Rhea-AI Filing Summary

Vision Marine Technologies Inc. has renewed CEO Alexandre Mongeon’s employment for five years through September 24, 2030, under a new executive agreement. The contract provides an annual base salary of US$600,000, a one-time bonus of 285,000 common shares for completing the Nautical Ventures acquisition and relocating to Florida, and potential cash bonuses up to US$750,000 plus up to 500,000 common shares tied to market capitalization milestones of US$15 million, US$25 million, and US$35 million maintained for 10 trading days. He is also eligible for a discretionary annual bonus of 50% of base salary, up to 100%, and receives six weeks’ vacation, a US$20,000 relocation payment, and monthly housing and car allowances of US$12,000 and US$2,000. Severance equals 12 months of base salary if terminated without cause or for good reason, increasing to two times base salary upon a change in control.
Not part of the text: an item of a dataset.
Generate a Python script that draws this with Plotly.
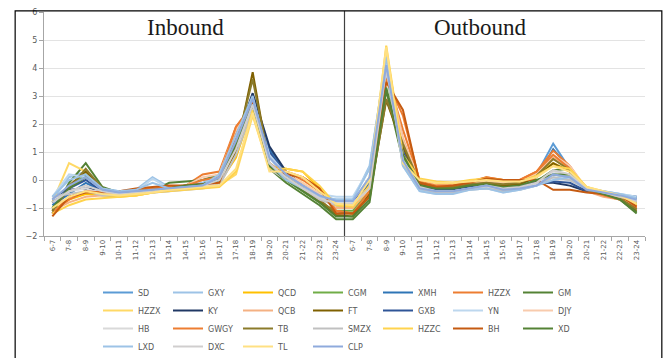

Separately, Mongeon was granted 500,000 RSUs that vest in tranches of 150,000, 150,000, and 200,000 units upon reaching the same market cap milestones. The RSUs are issued under a new RSU Plan that caps issuances at 10% of outstanding common shares and limits any participant to 70% of available shares in a 12‑month period unless disinterested shareholders approve a higher allocation at the next annual meeting.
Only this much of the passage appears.